Ms Johnson: In light of recent announcements about allowing local flexibility in the allocation of neighbourhood policing resources, does my hon. Friend agree that that should allow forces such as Humberside the flexibility to recruit the higher number of police community support officers that they want, and that the level of funding that they expected should be given?

Mr. McNulty: Every community will have a neighbourhood policing team by 2008. This year, the funding for Humberside specifically for PCSOs will be some £3.1 million, and next year it will be some £4.4 million—an overall increase of some 42 per cent. I agree with my hon. Friend’s fundamental point that that should mean that the mix required for neighbourhood policing appropriate to Humberside is achieved.

Mrs. Miller: The Government have announced their policies on neighbourhood policing many times, yet this year, in Hampshire, Government cuts have meant the loss of more than 200 PCSOs. Has the Home Office changed its policy or does it no longer think that neighbourhood policing requires visible policing?
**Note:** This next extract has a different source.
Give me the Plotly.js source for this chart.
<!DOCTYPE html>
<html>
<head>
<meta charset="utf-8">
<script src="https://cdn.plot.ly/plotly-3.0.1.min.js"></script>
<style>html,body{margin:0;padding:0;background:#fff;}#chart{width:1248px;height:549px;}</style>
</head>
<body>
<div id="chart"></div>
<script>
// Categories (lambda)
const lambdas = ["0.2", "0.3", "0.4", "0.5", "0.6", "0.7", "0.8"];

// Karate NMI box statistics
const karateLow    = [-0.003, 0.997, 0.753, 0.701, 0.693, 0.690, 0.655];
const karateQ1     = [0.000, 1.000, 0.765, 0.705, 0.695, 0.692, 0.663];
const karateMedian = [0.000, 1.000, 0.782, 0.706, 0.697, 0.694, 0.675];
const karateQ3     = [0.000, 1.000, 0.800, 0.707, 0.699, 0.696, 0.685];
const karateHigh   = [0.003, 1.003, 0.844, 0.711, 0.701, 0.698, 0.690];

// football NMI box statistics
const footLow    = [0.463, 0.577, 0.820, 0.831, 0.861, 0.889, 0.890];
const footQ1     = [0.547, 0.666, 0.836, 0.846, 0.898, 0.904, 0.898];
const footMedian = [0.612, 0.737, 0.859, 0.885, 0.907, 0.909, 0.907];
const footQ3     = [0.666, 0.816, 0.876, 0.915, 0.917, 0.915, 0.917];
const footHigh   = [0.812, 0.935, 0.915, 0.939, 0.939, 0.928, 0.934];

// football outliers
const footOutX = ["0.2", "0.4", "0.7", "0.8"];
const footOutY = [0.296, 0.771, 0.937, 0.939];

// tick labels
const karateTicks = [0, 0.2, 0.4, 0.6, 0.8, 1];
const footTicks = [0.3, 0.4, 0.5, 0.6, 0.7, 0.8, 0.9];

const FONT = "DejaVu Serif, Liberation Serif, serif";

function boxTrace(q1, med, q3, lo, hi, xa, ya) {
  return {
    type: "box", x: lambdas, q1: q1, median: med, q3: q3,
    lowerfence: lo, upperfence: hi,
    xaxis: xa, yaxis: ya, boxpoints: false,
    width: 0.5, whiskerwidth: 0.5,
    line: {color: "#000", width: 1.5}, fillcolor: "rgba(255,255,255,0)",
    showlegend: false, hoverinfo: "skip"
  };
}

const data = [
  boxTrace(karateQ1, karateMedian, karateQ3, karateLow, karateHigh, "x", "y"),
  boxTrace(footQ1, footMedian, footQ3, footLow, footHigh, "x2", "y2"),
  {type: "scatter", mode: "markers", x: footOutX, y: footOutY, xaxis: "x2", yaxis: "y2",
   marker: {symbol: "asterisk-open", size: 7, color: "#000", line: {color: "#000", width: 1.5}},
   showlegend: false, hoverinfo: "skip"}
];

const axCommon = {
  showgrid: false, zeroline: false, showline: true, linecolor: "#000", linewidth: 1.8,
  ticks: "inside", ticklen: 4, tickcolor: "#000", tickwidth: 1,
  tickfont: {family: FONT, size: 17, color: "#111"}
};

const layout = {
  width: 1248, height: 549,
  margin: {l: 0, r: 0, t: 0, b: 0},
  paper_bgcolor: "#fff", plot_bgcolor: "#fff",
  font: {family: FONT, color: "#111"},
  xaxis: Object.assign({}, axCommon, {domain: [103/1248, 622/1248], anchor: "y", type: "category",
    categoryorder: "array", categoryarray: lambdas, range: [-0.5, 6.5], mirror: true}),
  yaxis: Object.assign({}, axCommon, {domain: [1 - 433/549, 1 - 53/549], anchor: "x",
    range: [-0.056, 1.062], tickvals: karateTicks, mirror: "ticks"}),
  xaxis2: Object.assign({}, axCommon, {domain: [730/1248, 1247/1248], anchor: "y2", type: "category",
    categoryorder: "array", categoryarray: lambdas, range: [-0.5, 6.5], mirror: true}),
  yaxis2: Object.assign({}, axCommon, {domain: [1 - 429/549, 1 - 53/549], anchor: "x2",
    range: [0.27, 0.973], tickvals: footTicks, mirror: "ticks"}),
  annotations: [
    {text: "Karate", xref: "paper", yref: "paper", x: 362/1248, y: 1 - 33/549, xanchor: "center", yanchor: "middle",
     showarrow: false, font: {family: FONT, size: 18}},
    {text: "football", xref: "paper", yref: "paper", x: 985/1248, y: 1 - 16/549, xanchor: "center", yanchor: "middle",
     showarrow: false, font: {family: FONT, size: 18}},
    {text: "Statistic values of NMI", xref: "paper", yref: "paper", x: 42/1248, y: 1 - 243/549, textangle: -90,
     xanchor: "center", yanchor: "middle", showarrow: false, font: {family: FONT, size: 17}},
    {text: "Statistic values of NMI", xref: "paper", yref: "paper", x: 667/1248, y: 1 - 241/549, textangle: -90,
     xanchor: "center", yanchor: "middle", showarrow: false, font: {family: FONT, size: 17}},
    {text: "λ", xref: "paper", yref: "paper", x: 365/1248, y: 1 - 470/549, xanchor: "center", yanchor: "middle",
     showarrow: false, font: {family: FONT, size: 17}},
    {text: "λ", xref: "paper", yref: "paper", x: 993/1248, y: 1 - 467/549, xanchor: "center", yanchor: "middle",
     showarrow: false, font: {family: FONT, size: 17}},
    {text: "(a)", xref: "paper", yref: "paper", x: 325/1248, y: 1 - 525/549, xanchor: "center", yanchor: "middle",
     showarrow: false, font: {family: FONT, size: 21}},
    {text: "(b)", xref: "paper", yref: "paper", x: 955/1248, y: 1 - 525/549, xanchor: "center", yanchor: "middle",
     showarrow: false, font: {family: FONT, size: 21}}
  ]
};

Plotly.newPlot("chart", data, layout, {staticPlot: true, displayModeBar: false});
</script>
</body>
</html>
Mr. McNulty: Visible policing, including the role of PCSOs, is central to what the Government require of police forces in Hampshire and everywhere else. The allocation for Hampshire is some 333 PCSOs. This year, the funding for Hampshire is some £4.8 million; next year, it goes up to £7.8 million. The overall funding for the neighbourhood police fund will be some 41 per cent. higher than this year. I am not sure how the hon. Lady works that out as being a cut.

Mr. Jim Cunningham (Coventry, South) (Lab): Given the reports over the weekend, has my hon. Friend had requests from chief constables for additional funding for neighbourhood policing?

Mr. McNulty: As I said, it is for each chief constable to determine the mix and the balance of and approach to neighbourhood policing. The Association of Chief Police Officers and the Association of Police Authorities have asked for as much flexibility as possible in funding and resources for neighbourhood policing as well as other matters so that they can use their resources as effectively as possible for local policing needs in my hon. Friend’s constituency in Coventry and elsewhere.

Mr. Ian Taylor (Esher and Walton) (Con): Surrey police would like to engage in more neighbourhood policing. However, given that they had a relatively poor settlement compared with other shire counties, that they were underfunded by £500,000 through the costs of the abortive merger with Sussex, and that we recently heard that the number of community support officers will be cut against expectations, how can they deliver services to the people of Surrey?